GPUs can also be disabled and enabled at runtime using the det slot disable and det slot enable CLI commands, respectively.

Docker Networking for Master, Agents, and Workloads

As with any Docker container, the networking mode of the master and agent containers can be changed using the --network option to docker run. In particular, host mode networking (--network host) can be useful to optimize performance and in situations where a container needs to handle a large range of ports, as it does not require network address translation (NAT) and no “userland-proxy” is created for each port.

Note

if you want to run workload containers in host networking mode, you will have to configure the task_container_defaults in the master.yaml; the --network argument to master or agent containers will not affect how the workload containers are lauched.

The host networking driver only works on Linux hosts, and is not supported on Docker Desktop for Mac, Docker Desktop for Windows, or Docker EE for Windows Server.

See Docker’s documentation for more details.
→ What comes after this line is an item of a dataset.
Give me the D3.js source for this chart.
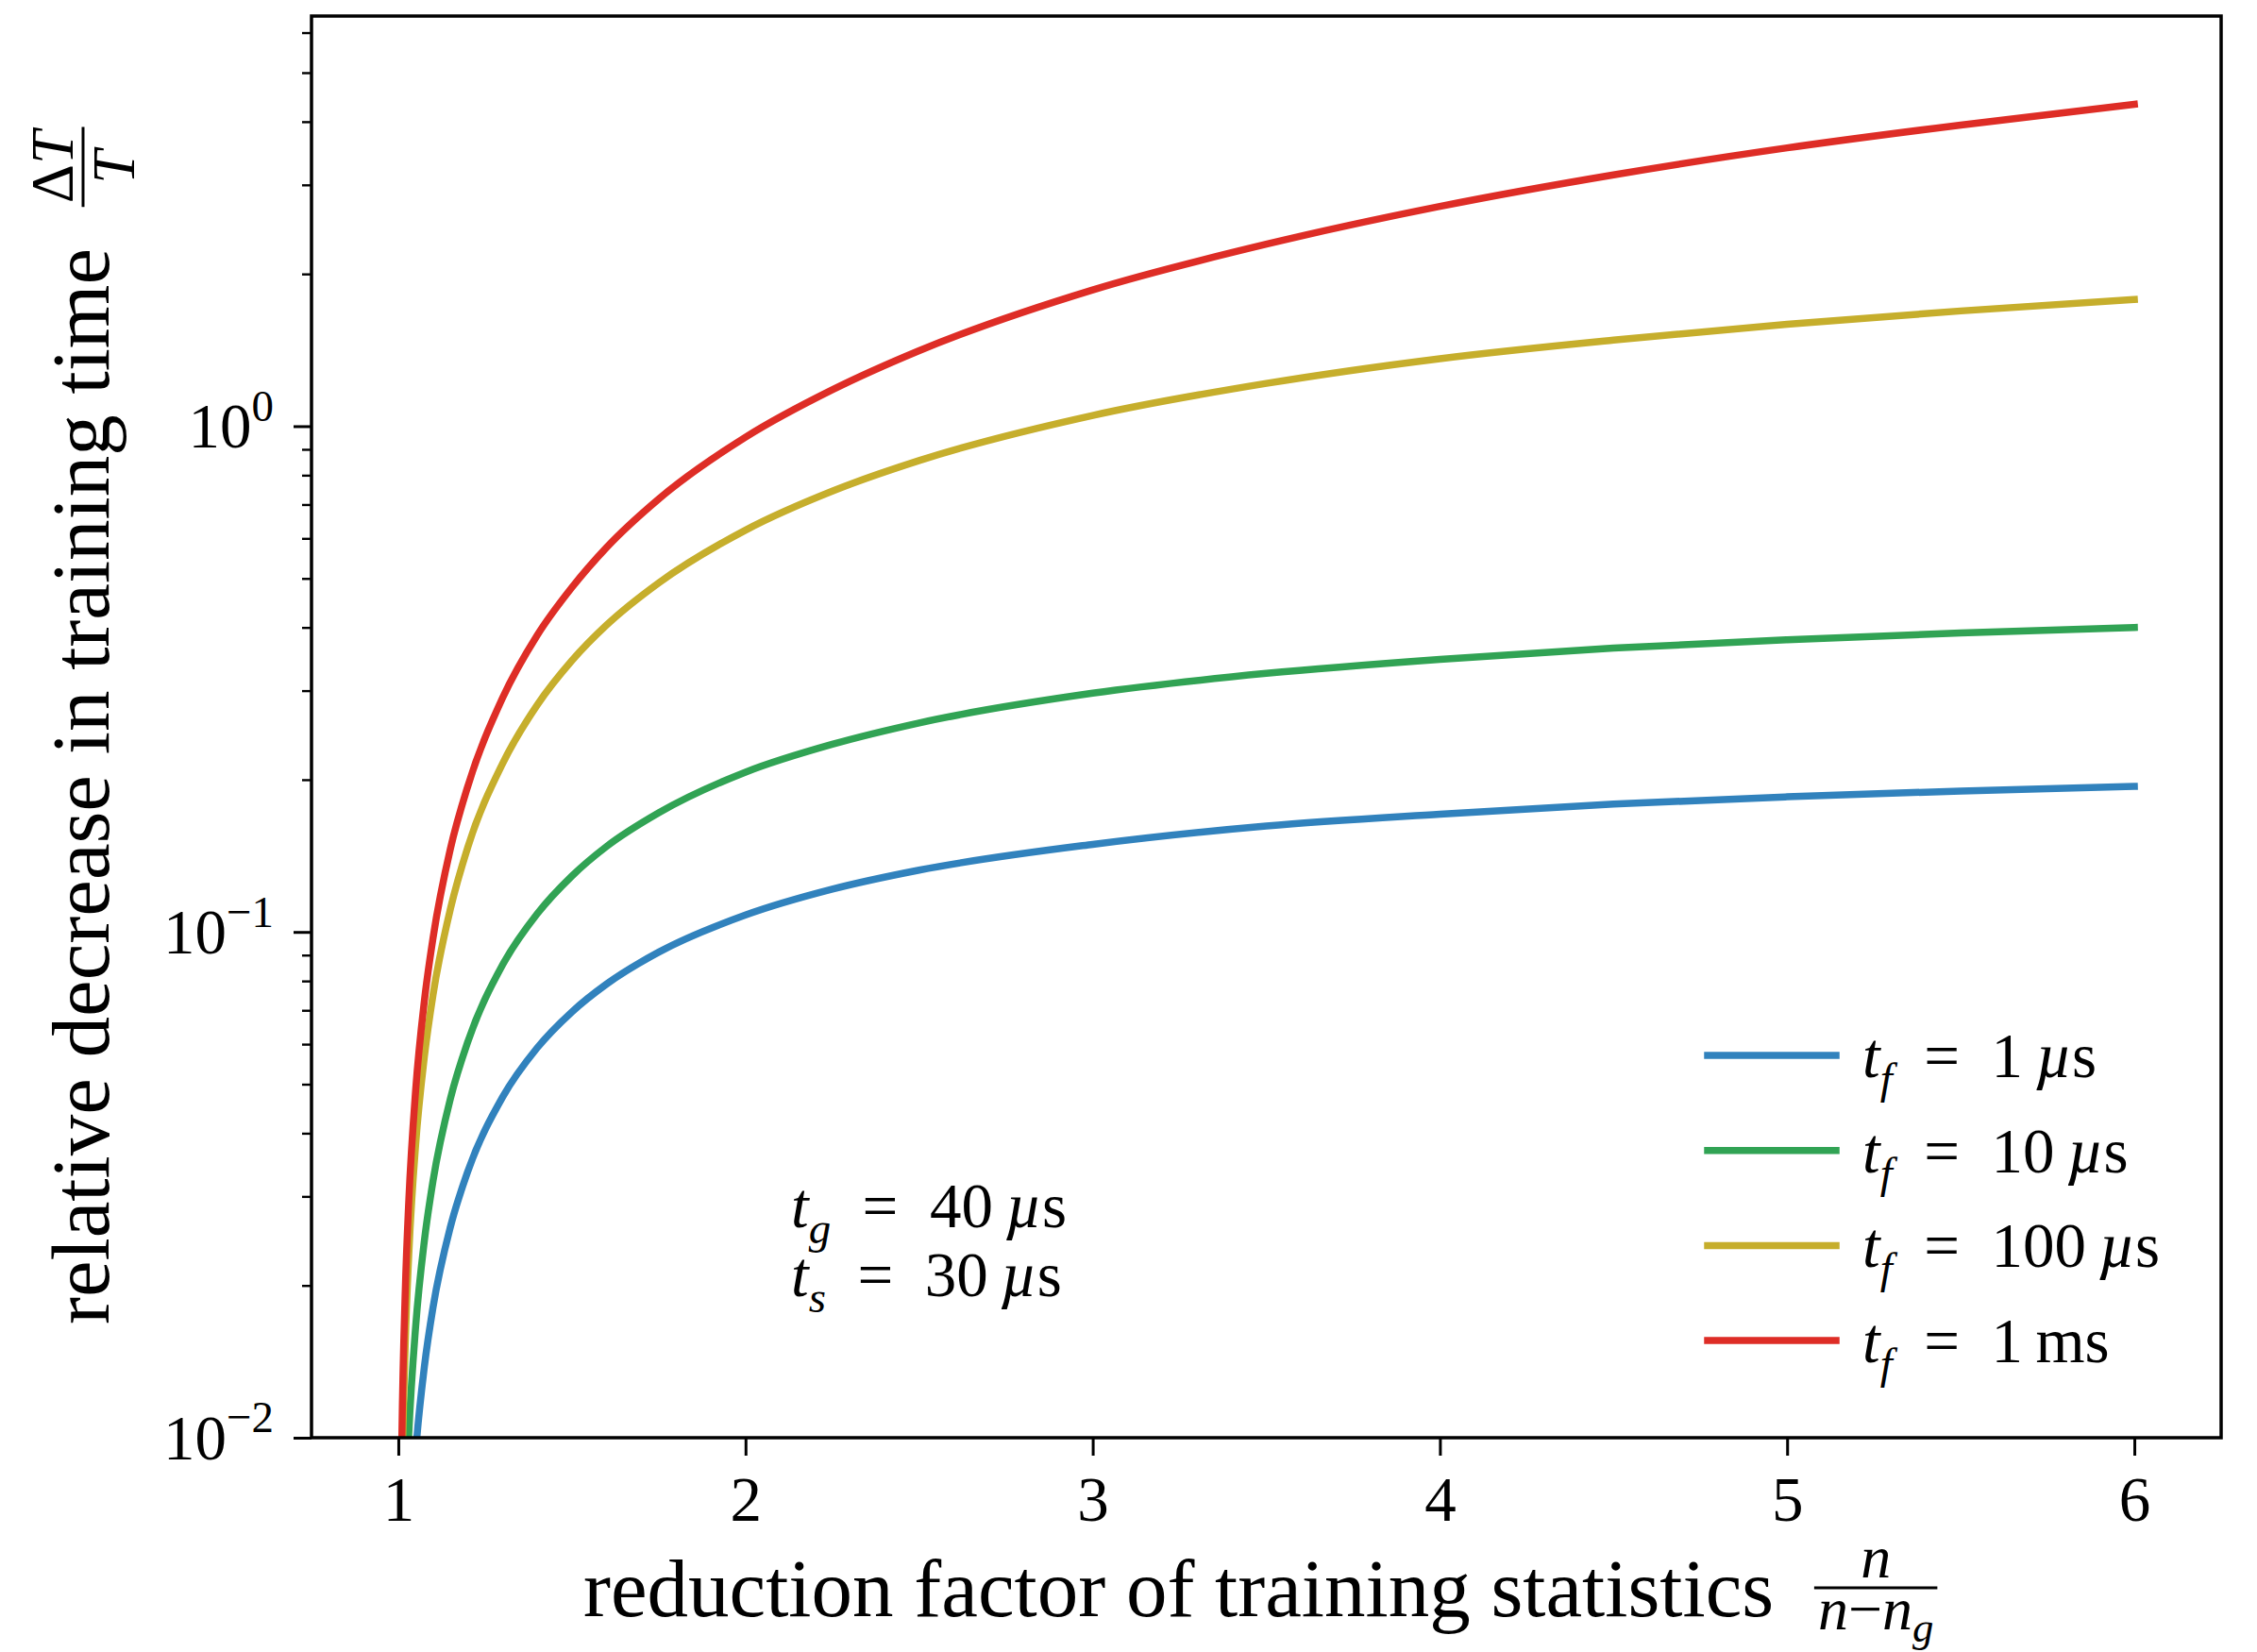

Note that at this time, even if you run the agents in a named docker network (e.g. --network my-named-network), the workloads launched by the agent will execute in a different docker network. This will affect address resolution if you try to set the master hostname as the master’s container name, as the workload containers will not be in the correct docker network to reach the master by that name.

Managing the Cluster

By default, docker run will run in the foreground, so that a container can be stopped simply by pressing Control-C. If you wish to keep Determined running for the long term, consider running the containers detached and/or with restart policies. Using our deployment tool is also an option.